I imagine him looking over my shoulder here, aware that I may be telling things that others find uncomfortable, unseemly. He would have felt sorry that they couldn’t move beyond whatever private issues they had to see the heart of another. He would have told them he couldn’t change the past, but that was no reason someone else shouldn’t learn from it.

I can see him pointing out things I should mention. He’d want me to tell about the time he locked himself in the chicken coop when it didn’t have a lock (yeah, I never figured that one out either), or mowed an already-cut lawn at 11pm with the headlights on, or donned hip waders to sit in the water garden after dark like it was a giant hot tub – all when he was too trashed to behave rationally. The two of us would have rolled our eyes at those scenes and agreed he was a moron. We’d shoot for a better tomorrow and talk about no experience being wasted.

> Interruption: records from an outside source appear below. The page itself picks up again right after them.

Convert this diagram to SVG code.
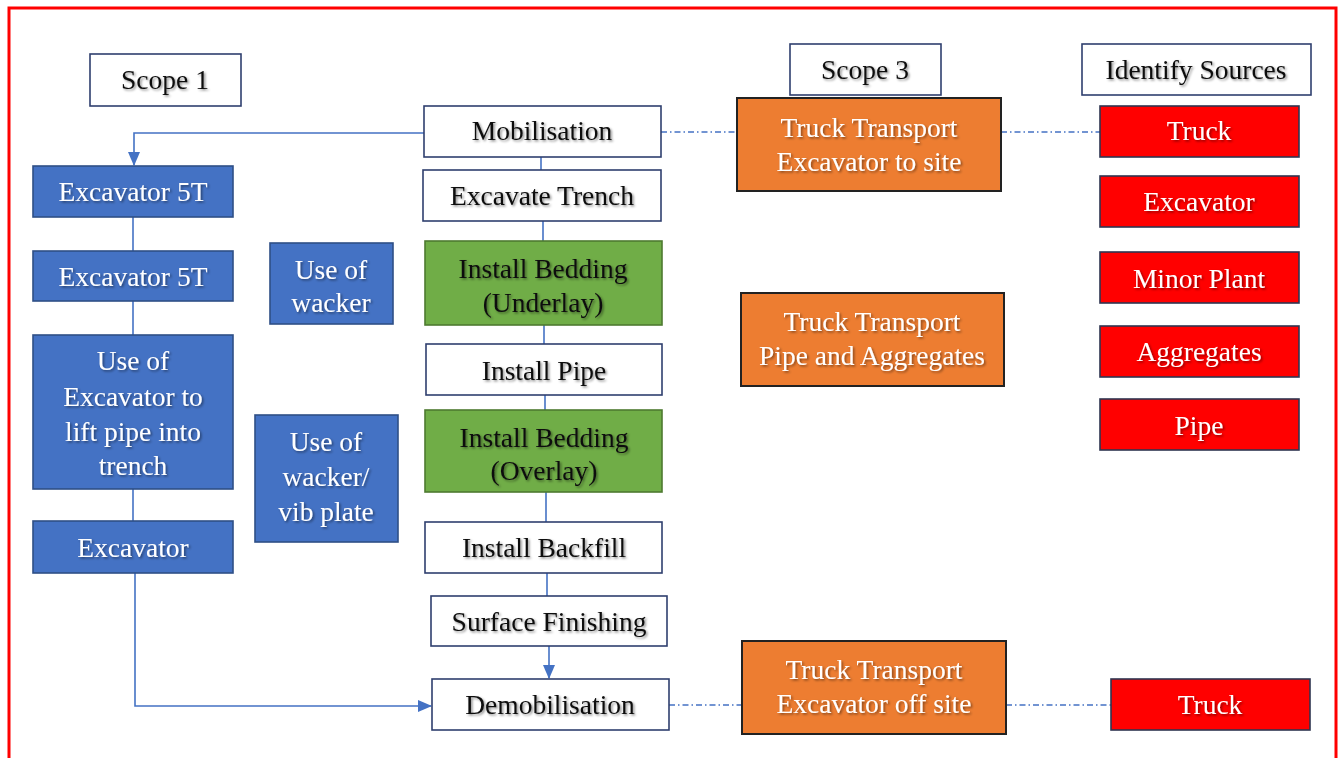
<svg xmlns="http://www.w3.org/2000/svg" width="1340" height="758" viewBox="0 0 1340 758">
<defs>
<marker id="arr" markerWidth="14" markerHeight="12" refX="13" refY="6" orient="auto" markerUnits="userSpaceOnUse">
<path d="M0,0 L14,6 L0,12 Z" fill="#4472C4"/>
</marker>
<filter id="sh" x="-10%" y="-30%" width="120%" height="160%">
<feDropShadow dx="1.5" dy="1.5" stdDeviation="1.2" flood-color="#000" flood-opacity="0.45"/>
</filter>
</defs>
<style>
text{font-family:"Liberation Serif","Times New Roman",serif;font-size:27.5px;text-anchor:middle;filter:url(#sh)}
.w rect{fill:#fff;stroke:#2F3F6E;stroke-width:1.6}
.w text{fill:#111}
.b rect{fill:#4472C4;stroke:#2F4F86;stroke-width:1.6}
.g rect{fill:#70AD47;stroke:#4E7A30;stroke-width:1.6}
.g text{fill:#111}
.o rect{fill:#ED7D31;stroke:#222;stroke-width:2}
.r rect{fill:#FF0000;stroke:#2F3550;stroke-width:1.6}
.b text,.o text,.r text{fill:#fff}
.c{fill:none;stroke:#4472C4;stroke-width:1.6}
.d{fill:none;stroke:#4472C4;stroke-width:1.4;stroke-dasharray:6 3 1.5 3}
</style>
<rect x="0" y="0" width="1340" height="758" fill="#fff"/>
<rect x="9" y="8" width="1327" height="770" fill="none" stroke="#FF0000" stroke-width="3"/>

<g id="connectors">
<path class="c" d="M424,133 H134 V165" marker-end="url(#arr)"/>
<path class="c" d="M541,157 V170"/>
<path class="c" d="M543,221 V241"/>
<path class="c" d="M544,325 V344"/>
<path class="c" d="M545,395 V410"/>
<path class="c" d="M546,492 V522"/>
<path class="c" d="M547,573 V596"/>
<path class="c" d="M549,646 V678" marker-end="url(#arr)"/>
<path class="c" d="M133,217 V251"/>
<path class="c" d="M133,301 V335"/>
<path class="c" d="M133,489 V521"/>
<path class="c" d="M135,573 V706 H431" marker-end="url(#arr)"/>
<path class="d" d="M661,132 H737"/>
<path class="d" d="M1001,132 H1100"/>
<path class="d" d="M669,705 H742"/>
<path class="d" d="M1006,705 H1111"/>
</g>

<g id="scope1" class="w"><rect x="90" y="54" width="151" height="52"/><text x="165" y="89">Scope 1</text></g>
<g id="scope3" class="w"><rect x="790" y="44" width="151" height="51"/><text x="865" y="79">Scope 3</text></g>
<g id="identify" class="w"><rect x="1082" y="44" width="229" height="51"/><text x="1196" y="79">Identify Sources</text></g>

<g id="mobilisation" class="w"><rect x="424" y="106" width="237" height="51"/><text x="542" y="140">Mobilisation</text></g>
<g id="excavate" class="w"><rect x="423" y="170" width="238" height="51"/><text x="542" y="205">Excavate Trench</text></g>
<g id="underlay" class="g"><rect x="425" y="241" width="237" height="84"/><text x="543" y="278">Install Bedding</text><text x="543" y="312">(Underlay)</text></g>
<g id="pipe" class="w"><rect x="426" y="344" width="236" height="51"/><text x="544" y="380">Install Pipe</text></g>
<g id="overlay" class="g"><rect x="425" y="410" width="237" height="82"/><text x="544" y="447">Install Bedding</text><text x="544" y="480">(Overlay)</text></g>
<g id="backfill" class="w"><rect x="425" y="522" width="237" height="51"/><text x="544" y="557">Install Backfill</text></g>
<g id="surface" class="w"><rect x="431" y="596" width="236" height="50"/><text x="549" y="631">Surface Finishing</text></g>
<g id="demob" class="w"><rect x="432" y="679" width="237" height="51"/><text x="550" y="714">Demobilisation</text></g>

<g id="exc5t1" class="b"><rect x="33" y="166" width="200" height="51"/><text x="133" y="201">Excavator 5T</text></g>
<g id="exc5t2" class="b"><rect x="33" y="251" width="200" height="50"/><text x="133" y="286">Excavator 5T</text></g>
<g id="lift" class="b"><rect x="33" y="335" width="200" height="154"/><text x="133" y="370">Use of</text><text x="133" y="406">Excavator to</text><text x="133" y="441">lift pipe into</text><text x="133" y="475">trench</text></g>
<g id="exc" class="b"><rect x="33" y="521" width="200" height="52"/><text x="133" y="557">Excavator</text></g>
<g id="wacker" class="b"><rect x="270" y="243" width="123" height="81"/><text x="331" y="279">Use of</text><text x="331" y="312">wacker</text></g>
<g id="vib" class="b"><rect x="255" y="415" width="143" height="127"/><text x="326" y="451">Use of</text><text x="326" y="486">wacker/</text><text x="326" y="521">vib plate</text></g>

<g id="truck1" class="o"><rect x="737" y="98" width="264" height="93"/><text x="869" y="137">Truck Transport</text><text x="869" y="171">Excavator to site</text></g>
<g id="truck2" class="o"><rect x="741" y="293" width="263" height="93"/><text x="872" y="331">Truck Transport</text><text x="872" y="365">Pipe and Aggregates</text></g>
<g id="truck3" class="o"><rect x="742" y="641" width="264" height="93"/><text x="874" y="679">Truck Transport</text><text x="874" y="713">Excavator off site</text></g>

<g id="src-truck" class="r"><rect x="1100" y="106" width="199" height="51"/><text x="1199" y="140">Truck</text></g>
<g id="src-exc" class="r"><rect x="1100" y="176" width="199" height="51"/><text x="1199" y="211">Excavator</text></g>
<g id="src-minor" class="r"><rect x="1100" y="252" width="199" height="51"/><text x="1199" y="288">Minor Plant</text></g>
<g id="src-agg" class="r"><rect x="1100" y="326" width="199" height="51"/><text x="1199" y="361">Aggregates</text></g>
<g id="src-pipe" class="r"><rect x="1100" y="399" width="199" height="51"/><text x="1199" y="435">Pipe</text></g>
<g id="src-truck2" class="r"><rect x="1111" y="679" width="199" height="51"/><text x="1210" y="714">Truck</text></g>
</svg>
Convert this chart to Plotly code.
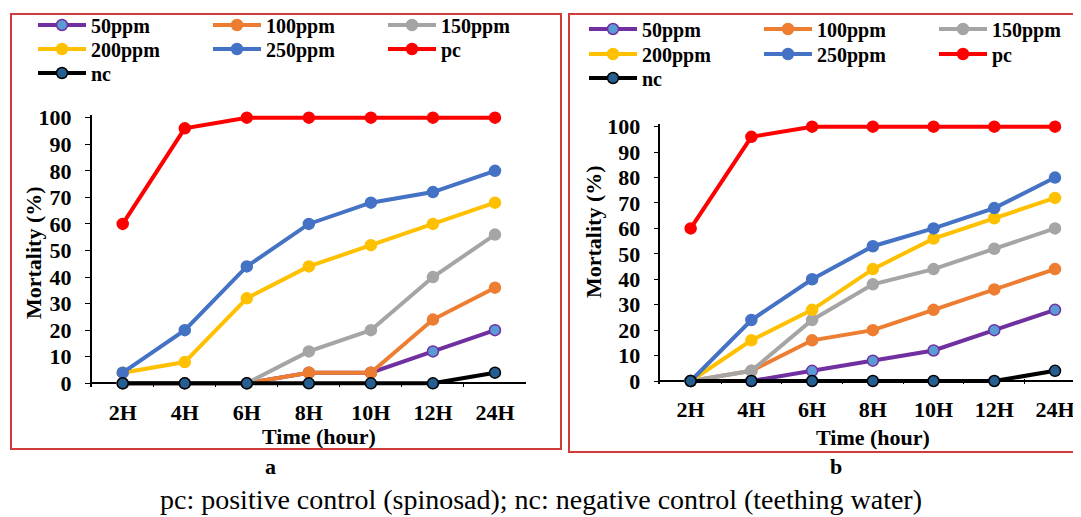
import plotly.graph_objects as go

W, H = 1081, 517
OFF = 8  # page body margin; reference pixel -> figure pixel

times = ["2H", "4H", "6H", "8H", "10H", "12H", "24H"]
series_names = ["50ppm", "100ppm", "150ppm", "200ppm", "250ppm", "pc", "nc"]

# Panel a
a_50 = [0, 0, 0, 4, 4, 12, 20]
a_100 = [0, 0, 0, 4, 4, 24, 36]
a_150 = [0, 0, 0, 12, 20, 40, 56]
a_200 = [4, 8, 32, 44, 52, 60, 68]
a_250 = [4, 20, 44, 60, 68, 72, 80]
a_pc = [60, 96, 100, 100, 100, 100, 100]
a_nc = [0, 0, 0, 0, 0, 0, 4]

# Panel b
b_50 = [0, 0, 4, 8, 12, 20, 28]
b_100 = [0, 4, 16, 20, 28, 36, 44]
b_150 = [0, 4, 24, 38, 44, 52, 60]
b_200 = [0, 16, 28, 44, 56, 64, 72]
b_250 = [0, 24, 40, 53, 60, 68, 80]
b_pc = [60, 96, 100, 100, 100, 100, 100]
b_nc = [0, 0, 0, 0, 0, 0, 4]

y_ticks = list(range(0, 101, 10))

line_colors = ["#7030A0", "#ED7D31", "#A5A5A5", "#FFC000", "#4472C4", "#FF0000", "#000000"]
marker_fill = ["#5B9BD5", "#ED7D31", "#A5A5A5", "#FFC000", "#4472C4", "#FF0000", "#255E91"]
marker_edge = ["#7030A0", "#ED7D31", "#A5A5A5", "#FFC000", "#4472C4", "#FF0000", "#000000"]

FONT = "Liberation Serif, Times New Roman, DejaVu Serif, serif"
BORDER = "#D23B3B"


def fx(px):
    return (px - OFF) / W


def fy(py):
    return 1 - (py - OFF) / H


fig = go.Figure()


def legend_row(i):
    return 0 if i < 3 else (1 if i < 6 else 2)


panels = [
    ([a_50, a_100, a_150, a_200, a_250, a_pc, a_nc], "x", "y", 0),
    ([b_50, b_100, b_150, b_200, b_250, b_pc, b_nc], "x2", "y2", 3),
]

for vals, xa, ya, loff in panels:
    for i, (name, v) in enumerate(zip(series_names, vals)):
        lg_idx = loff + legend_row(i) + 1
        fig.add_trace(go.Scatter(
            x=times, y=v, name=name, mode="lines+markers",
            xaxis=xa, yaxis=ya,
            line=dict(color=line_colors[i], width=4),
            marker=dict(size=11, color=marker_fill[i],
                        line=dict(color=marker_edge[i], width=1.5)),
            cliponaxis=False,
            legend="legend" if lg_idx == 1 else f"legend{lg_idx}",
        ))

tickfont = dict(family=FONT, size=22, color="black", weight="bold")


def xaxis_cfg(domain, rng, anchor):
    return dict(domain=domain, type="category", range=rng, anchor=anchor,
                showline=False, showgrid=False, zeroline=False,
                ticks="inside", tickson="boundaries", ticklen=5,
                tickcolor="black", tickwidth=1.2,
                tickfont=tickfont, ticklabelstandoff=10, fixedrange=True)


def yaxis_cfg(domain, anchor):
    return dict(domain=domain, range=[-1.2, 101.2], anchor=anchor,
                tickvals=y_ticks, showline=True, linecolor="black", linewidth=1.5,
                showgrid=False, zeroline=True, zerolinecolor="black", zerolinewidth=1.5,
                ticks="outside", ticklen=5, tickcolor="black", tickwidth=1.2,
                tickfont=tickfont, ticklabelstandoff=9, fixedrange=True)


# right panel axis is cut by the window edge (ref pixel 1081)
right_edge = fx(1081)

layout = dict(
    width=W, height=H,
    margin=dict(l=0, r=0, t=0, b=0, autoexpand=False),
    paper_bgcolor="white", plot_bgcolor="white",
    showlegend=True,
    xaxis=xaxis_cfg([fx(91.7), fx(526)], [-0.5, 6.5], "y"),
    yaxis=yaxis_cfg([fy(386.5), fy(114.5)], "x"),
    xaxis2=xaxis_cfg([fx(660.3), right_edge], [-0.5, 6.428], "y2"),
    yaxis2=yaxis_cfg([fy(384.05), fy(123.65)], "x2"),
)

legfont = dict(family=FONT, size=20, color="black", weight="bold")
# (x of symbol start, y centre) per legend row, reference pixels
leg_pos = [(37, 25), (37, 49), (37, 73), (588, 29), (588, 54), (588, 78)]
for k, (lx, ly) in enumerate(leg_pos):
    key = "legend" if k == 0 else f"legend{k + 1}"
    layout[key] = dict(orientation="h", xref="container", yref="container",
                       x=fx(lx - 4), y=fy(ly),
                       xanchor="left", yanchor="middle",
                       bgcolor="rgba(0,0,0,0)", font=legfont,
                       entrywidth=112, entrywidthmode="pixels",
                       itemwidth=48, tracegroupgap=0,
                       itemclick=False, itemdoubleclick=False)

fig.update_layout(**layout)


def ann(text, px, py, size, bold=True, angle=0):
    fig.add_annotation(
        text=text, xref="paper", yref="paper", x=fx(px), y=fy(py),
        xanchor="center", yanchor="middle", showarrow=False,
        textangle=angle,
        font=dict(family=FONT, size=size, color="black",
                  weight="bold" if bold else "normal"))


ann("Mortality (%)", 33, 253, 22, angle=-90)
ann("Time (hour)", 319, 436, 22)
ann("Mortality (%)", 593, 232, 22, angle=-90)
ann("Time (hour)", 873, 437, 22)
ann("a", 270, 466, 22)
ann("b", 836, 466, 22)
ann("pc: positive control (spinosad); nc: negative control (teething water)",
    541, 499, 28, bold=False)

# panel frames
fig.add_shape(type="rect", xref="paper", yref="paper",
              x0=fx(11), x1=fx(561), y0=fy(449), y1=fy(14),
              line=dict(color=BORDER, width=2), fillcolor="rgba(0,0,0,0)")
fig.add_shape(type="rect", xref="paper", yref="paper",
              x0=fx(569), x1=fx(1095), y0=fy(452), y1=fy(14),
              line=dict(color=BORDER, width=2), fillcolor="rgba(0,0,0,0)")

fig.write_html("out.html")
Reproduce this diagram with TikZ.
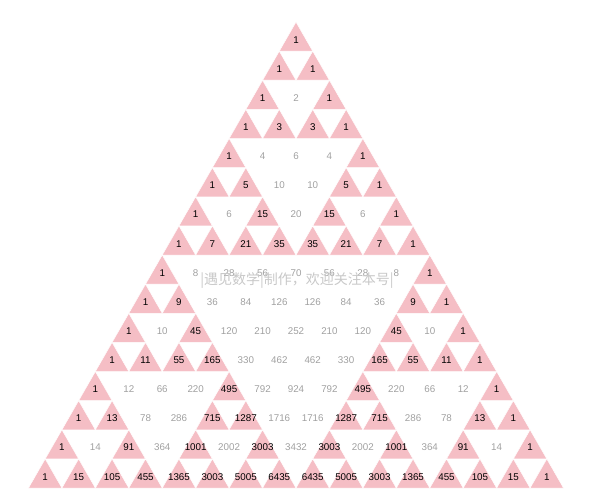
\documentclass[tikz,border=0pt]{standalone}
\usepackage{fontspec}
\setmainfont{Liberation Sans}
\newfontfamily\cjk{Noto Sans CJK SC}
\definecolor{pinktri}{RGB}{245,190,197}
\definecolor{evengray}{RGB}{160,160,160}
\definecolor{wmgray}{RGB}{200,200,200}
\newcount\binval
\tikzset{
  oddtri/.style={fill=pinktri, draw=white, line width=0.5pt},
  oddnum/.style={inner sep=0pt, font=\fontsize{9.8}{11}\selectfont, text=black},
  evennum/.style={inner sep=0pt, font=\fontsize{9.8}{11}\selectfont, text=evengray},
  wmark/.style={inner sep=0pt, font=\cjk\fontsize{14}{16}\selectfont, text=wmgray}
}
\begin{document}
\begin{tikzpicture}[x=1pt,y=-1pt]
\useasboundingbox (0,0) rectangle (591,492);
\foreach \n in {0,...,15}{
  \global\binval=1
  \foreach \k in {0,...,\n}{
    \pgfmathsetmacro\xx{296+(\k-\n/2)*33.44}
    \pgfmathsetmacro\yy{22+\n*29.125}
    \ifodd\binval
      \filldraw[oddtri] (\xx,\yy) -- ++(16.72,29.125) -- ++(-33.44,0) -- cycle;
      \node[oddnum] (c\n-\k) at (\xx,\yy+17.8) {\the\binval};
    \else
      \node[evennum] (c\n-\k) at (\xx,\yy+17.8) {\the\binval};
    \fi
    \global\binval=\numexpr\binval*(\n-\k)/(\k+1)\relax
  }
}
\node[wmark] (wm) at (297,281) {|遇见数学|制作，欢迎关注本号|};
\end{tikzpicture}
\end{document}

I miss our frank conversations. Our ability to be blunt with each other. To know that our love for each other went without saying. It hurts when people question that. He used to tell me that people didn’t like my direct way of talking because I spoke to them as a person instead of a woman. I’m not subservient enough. He believed his wife to be mentally equal to any man. (And now I’m not fit for anything else.) It’s why he thought I was the only one who could talk him down out of his tree, and I did that a lot. We traveled a long road together, I just could not walk the last mile with him.

I’m proud of our 20 years of tenacious dedication to each other. I hate that we will never have a 30- or 40- or 50-year anniversary. It’s not likely I have time to have those with anyone.

My daughter just shared something I didn’t know. Not long before he left, he told her how good it was that she had her art. He said, “You have to find a way to help yourself. Because someday there will be no one around to help you.” He was an advocate for sharing your story if it would help someone else. The author is the first person who gets helped. The rest is a gift. He spent most of his good days practicing this.

These memories rest side by side, the good and the bad, the precious and the ridiculous. But life is light and shade. For you, maybe not to the extreme that my experience has been, but to be dishonest or lie by omission would be to discredit our time together and the things we learned.

We did not end our time together in a happily ever after. But neither, my friends, will you. I know the truth hurts, but it is a truth you already know. There will be an illness. An accident. A betrayal. Old age. It is coming for us all. That is why it makes you angry, or ashamed, or eager to blame, or just look away.

But rather than live in fear or bury our heads in the sand, we have an opportunity to wake up. Pay attention to the life we are living. Celebrate the good in people. Learn from the bad. Let go of guilt and pride and regret. And know that somewhere the Jekyl and Hyde personalities we have loved are coming together to form the whole person we knew was there all along.